Begin with the first line of the material and write out each line exactly, ending with the line that contains "import plotly.graph_objects as go". Pictures are not part of the copy.

<<<<

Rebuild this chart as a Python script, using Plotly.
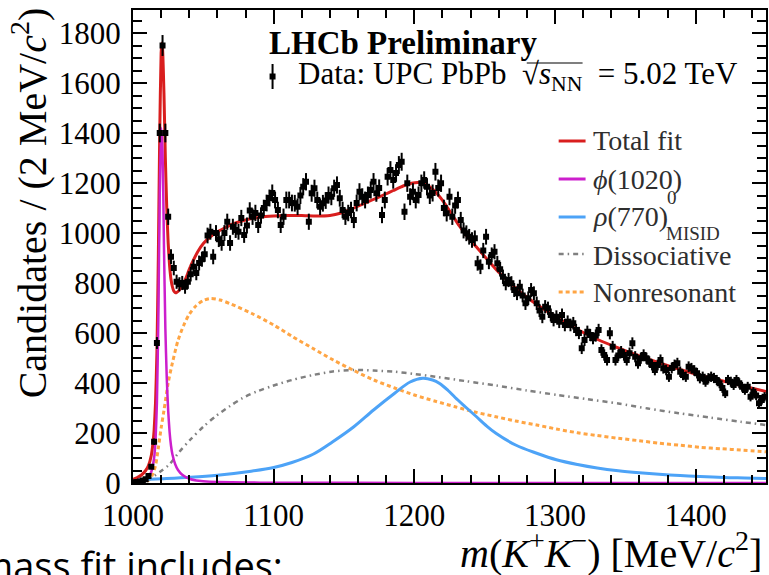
import numpy as np
import plotly.graph_objects as go

# ---------------- data ----------------
BIN_LO, BIN_HI, BIN_W = 1000, 1450, 2
counts = [
    3, 4, 6, 10, 15, 28, 65, 165, 560, 1400,
    1750, 1400, 1065, 905, 860, 805, 795, 800, 785, 805,
    835, 865, 840, 880, 895, 915, 990, 1005, 905, 1000,
    975, 960, 1000, 1045, 960, 1025, 1012, 1005, 1060, 992,
    1030, 1090, 1065, 1080, 1032, 1070, 1100, 1120, 1140, 1160,
    1132, 1092, 1032, 1065, 1132, 1132, 1120, 1119, 1105, 1150,
    1185, 1205, 1045, 1159, 1179, 1132, 1105, 1119, 1130, 1152,
    1145, 1179, 1192, 1139, 1092, 1065, 1080, 1092, 1052, 1120,
    1165, 1145, 1132, 1152, 1172, 1205, 1159, 1180, 1072, 1132,
    1225, 1252, 1212, 1240, 1272, 1285, 1085, 1199, 1145, 1165,
    1132, 1152, 1199, 1212, 1185, 1150, 1160, 1245, 1180, 1199,
    1100, 1079, 1145, 1065, 1110, 1132, 1052, 1010, 999, 985,
    972, 979, 879, 865, 930, 985, 885, 912, 925, 879,
    855, 825, 799, 812, 799, 772, 759, 785, 750, 719,
    739, 772, 759, 719, 690, 665, 705, 699, 672, 652,
    665, 645, 672, 632, 645, 632, 639, 612, 600, 539,
    572, 605, 592, 579, 590, 612, 532, 512, 492, 599,
    545, 492, 510, 525, 512, 492, 519, 559, 505, 479,
    499, 512, 499, 485, 472, 452, 472, 492, 459, 452,
    425, 460, 472, 479, 445, 432, 425, 465, 459, 450,
    439, 419, 425, 405, 419, 425, 420, 412, 399, 380,
    359, 412, 405, 392, 412, 399, 385, 372, 385, 345,
    365, 350, 319, 332, 345,
]
centers = np.arange(BIN_LO + BIN_W / 2, BIN_HI, BIN_W)
assert len(centers) == len(counts)
errors = np.sqrt(np.array(counts, dtype=float))

fit_x = [1000, 1003, 1006, 1009, 1011, 1013, 1014, 1015, 1016, 1017, 1018, 1019, 1020,
         1020.5, 1021, 1022, 1023, 1024, 1025, 1026, 1027, 1028, 1029, 1030, 1031, 1032,
         1034, 1036, 1038, 1040, 1043, 1046, 1050, 1055, 1060, 1065, 1070, 1080, 1090,
         1100, 1110, 1120, 1130, 1140, 1148, 1155, 1162, 1170, 1178, 1185, 1192, 1198,
         1203, 1207, 1212, 1217, 1222, 1227, 1232, 1238, 1244, 1252, 1260, 1270, 1280,
         1290, 1300, 1315, 1330, 1345, 1360, 1375, 1390, 1405, 1420, 1435, 1450]
fit_y = [15, 22, 32, 50, 70, 110, 150, 210, 320, 520, 900, 1400, 1720,
         1760, 1740, 1560, 1300, 1100, 960, 870, 815, 785, 768, 762, 762, 766,
         780, 800, 825, 855, 892, 925, 958, 985, 1005, 1020, 1034, 1052, 1063,
         1068, 1070, 1070, 1068, 1070, 1080, 1095, 1112, 1132, 1152, 1170, 1188, 1199,
         1202, 1198, 1180, 1152, 1115, 1072, 1028, 983, 945, 893, 843, 790, 743,
         703, 667, 617, 575, 540, 508, 479, 452, 428, 407, 386, 366]

phi_x = [1000, 1005, 1008, 1011, 1013, 1015, 1016, 1017, 1018, 1019, 1020, 1021, 1022,
         1023, 1024, 1025, 1026, 1027, 1028, 1030, 1032, 1035, 1040, 1045, 1050, 1060,
         1080, 1100, 1200, 1450]
phi_y = [3, 6, 12, 25, 45, 100, 170, 320, 650, 1150, 1420, 1330, 950,
         620, 420, 290, 205, 150, 115, 75, 52, 33, 17, 10, 7, 4,
         2, 1, 0.5, 0]

rho_x = [1000, 1020, 1041, 1060, 1084, 1100, 1113, 1128, 1142, 1157, 1171, 1186, 1197,
         1206, 1213, 1218, 1224, 1229, 1236, 1244, 1251, 1258, 1272, 1287, 1301, 1316,
         1330, 1345, 1360, 1374, 1389, 1403, 1420, 1435, 1450]
rho_y = [12, 17, 23, 31, 47, 62, 82, 115, 165, 225, 292, 359, 404,
         419, 412, 398, 370, 342, 306, 266, 230, 199, 152, 119, 93, 74,
         60, 49, 41, 35, 30, 26, 22, 20, 18]

diss_x = [1000, 1005, 1010, 1015, 1020, 1026, 1033, 1041, 1050, 1059, 1069, 1078, 1088,
          1099, 1113, 1128, 1142, 1157, 1171, 1186, 1200, 1215, 1236, 1258, 1280, 1302,
          1323, 1345, 1366, 1388, 1410, 1432, 1450]
diss_y = [0, 3, 12, 28, 48, 75, 125, 175, 225, 268, 308, 340, 366,
          388, 412, 432, 446, 452, 450, 445, 436, 425, 408, 390, 370, 352,
          335, 318, 298, 279, 262, 245, 232]

nonres_x = [1000, 1008, 1012, 1014, 1016, 1018, 1020, 1022, 1025, 1028, 1032, 1036, 1040,
            1045, 1050, 1055, 1062, 1070, 1084.5, 1100, 1113.5, 1128, 1142.4, 1157, 1171.3,
            1186, 1200, 1215, 1229, 1243, 1258, 1272, 1287, 1301, 1316, 1330, 1345, 1360,
            1374, 1389, 1403, 1418, 1432, 1450]
nonres_y = [0, 3, 15, 35, 70, 140, 220, 290, 400, 480, 570, 630, 675,
            710, 730, 738, 732, 715, 678, 632, 585, 538, 492, 450, 412,
            380, 352, 327, 305, 284, 265, 248, 232, 216, 201, 190, 179, 169,
            159, 151, 143, 137, 132, 125]

x_ticks = [1000, 1100, 1200, 1300, 1400]
y_ticks = [0, 200, 400, 600, 800, 1000, 1200, 1400, 1600, 1800]

# ---------------- styling ----------------
W, H = 769, 575
L, R, T, B = 133, 1, 10, 92
PW, PH = W - L - R, H - T - B
SERIF = "Liberation Serif, Times New Roman, serif"

RED = "#d91e1e"
MAG = "#cc1fcc"
BLUE = "#4da3f7"
GRAY = "#808080"
ORANGE = "#ffa544"
DISS_DASH = "5px,4px,1.5px,4px"
NONRES_DASH = "4px,3px"


def px(xp):
    return (xp - L) / PW


def py(yp):
    return (H - B - yp) / PH


fig = go.Figure()

fig.add_trace(go.Scatter(x=nonres_x, y=nonres_y, mode="lines", name="Nonresonant",
                         line=dict(color=ORANGE, width=3, dash=NONRES_DASH, shape="spline", smoothing=0.8)))
fig.add_trace(go.Scatter(x=diss_x, y=diss_y, mode="lines", name="Dissociative",
                         line=dict(color=GRAY, width=2.5, dash=DISS_DASH, shape="spline", smoothing=0.8)))
fig.add_trace(go.Scatter(x=rho_x, y=rho_y, mode="lines", name="rho MISID",
                         line=dict(color=BLUE, width=3, shape="spline", smoothing=1.0)))
fig.add_trace(go.Scatter(x=fit_x, y=fit_y, mode="lines", name="Total fit",
                         line=dict(color=RED, width=3, shape="spline", smoothing=0.5)))
fig.add_trace(go.Scatter(x=phi_x, y=phi_y, mode="lines", name="phi(1020)",
                         line=dict(color=MAG, width=2.5, shape="spline", smoothing=0.5)))
fig.add_trace(go.Scatter(x=centers, y=counts, mode="markers", name="Data",
                         marker=dict(symbol="square", size=6, color="black"),
                         error_y=dict(type="data", array=errors, color="black", thickness=2, width=0)))

axis_common = dict(
    showline=True, linewidth=2, linecolor="black", mirror="ticks",
    ticks="inside", ticklen=14, tickwidth=2, tickcolor="black",
    showgrid=False, zeroline=False,
    tickfont=dict(family=SERIF, size=31, color="black"),
)

fig.update_layout(
    width=W, height=H,
    margin=dict(l=L, r=R, t=T, b=B, pad=0),
    paper_bgcolor="white", plot_bgcolor="white",
    showlegend=False,
    xaxis=dict(range=[1000, 1450], tickvals=x_ticks, ticklabelstandoff=4,
               minor=dict(dtick=20, tick0=1000, ticklen=8, tickwidth=2, ticks="inside", tickcolor="black"),
               **axis_common),
    yaxis=dict(range=[0, 1892], tickvals=y_ticks, ticklabelstandoff=4,
               minor=dict(dtick=50, tick0=0, ticklen=9, tickwidth=2, ticks="inside", tickcolor="black"),
               **axis_common),
)

ann = []


def text(x, y, s, size, xanchor="left", yanchor="middle", color="black", family=SERIF, angle=0):
    ann.append(dict(x=px(x), y=py(y), xref="paper", yref="paper", text=s, showarrow=False,
                    xanchor=xanchor, yanchor=yanchor, textangle=angle,
                    font=dict(family=family, size=size, color=color)))


text(30, 203, "Candidates / (2 MeV/<i>c</i><sup>2</sup>)", 40, xanchor="center", angle=-90)
text(766, 550, "<i>m</i>(<i>K</i><sup>+</sup><i>K</i><sup>\u2212</sup>) [MeV/<i>c</i><sup>2</sup>]", 40,
     xanchor="right")
text(267, 43, "<b>LHCb Preliminary</b>", 33)
text(297, 76, "Data: UPC PbPb \u00a0\u221a<i>s</i><sub>NN</sub>\u00a0 = 5.02 TeV", 31)

LEG_TXT = "#2e2e2e"
text(592, 140, "Total fit", 28, color=LEG_TXT)
text(592, 179, "<i>\u03d5</i>(1020)", 28, color=LEG_TXT)
text(592, 217, "<i>\u03c1</i>(770)", 28, color=LEG_TXT)
text(667, 198, "0", 19, color=LEG_TXT)
text(666, 233, "MISID", 19, color=LEG_TXT)
text(592, 255, "Dissociative", 28, color=LEG_TXT)
text(592, 292, "Nonresonant", 28, color=LEG_TXT)

text(-24, 537, "mass fit includes:", 38, yanchor="top", family="Open Sans, Noto Sans, sans-serif")

fig.update_layout(annotations=ann)

shapes = []
for yk, col, dash, wd in [(141, RED, "solid", 3), (179, MAG, "solid", 3), (217, BLUE, "solid", 3),
                          (254, GRAY, DISS_DASH, 2.5), (292, ORANGE, NONRES_DASH, 3)]:
    shapes.append(dict(type="line", xref="paper", yref="paper", x0=px(560), x1=px(587),
                       y0=py(yk), y1=py(yk), line=dict(color=col, width=wd, dash=dash)))
# data legend key: marker with error bar
shapes.append(dict(type="line", xref="paper", yref="paper", x0=px(273), x1=px(273),
                   y0=py(64), y1=py(89), line=dict(color="black", width=2)))
shapes.append(dict(type="rect", xref="paper", yref="paper", x0=px(270), x1=px(276),
                   y0=py(73.5), y1=py(79.5), line=dict(color="black", width=0), fillcolor="black"))
# overbar of the square root
shapes.append(dict(type="line", xref="paper", yref="paper", x0=px(528), x1=px(584),
                   y0=py(63), y1=py(63), line=dict(color="black", width=1.2)))
fig.update_layout(shapes=shapes)

fig.write_html("out.html",
               config={"displayModeBar": False},
               post_script="document.body.style.margin='0';document.body.style.padding='0';"
                           "document.body.style.overflow='hidden';")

>>>>

FULL SOLUTION:
Rebuild this chart as a Python script, using Plotly.
import numpy as np
import plotly.graph_objects as go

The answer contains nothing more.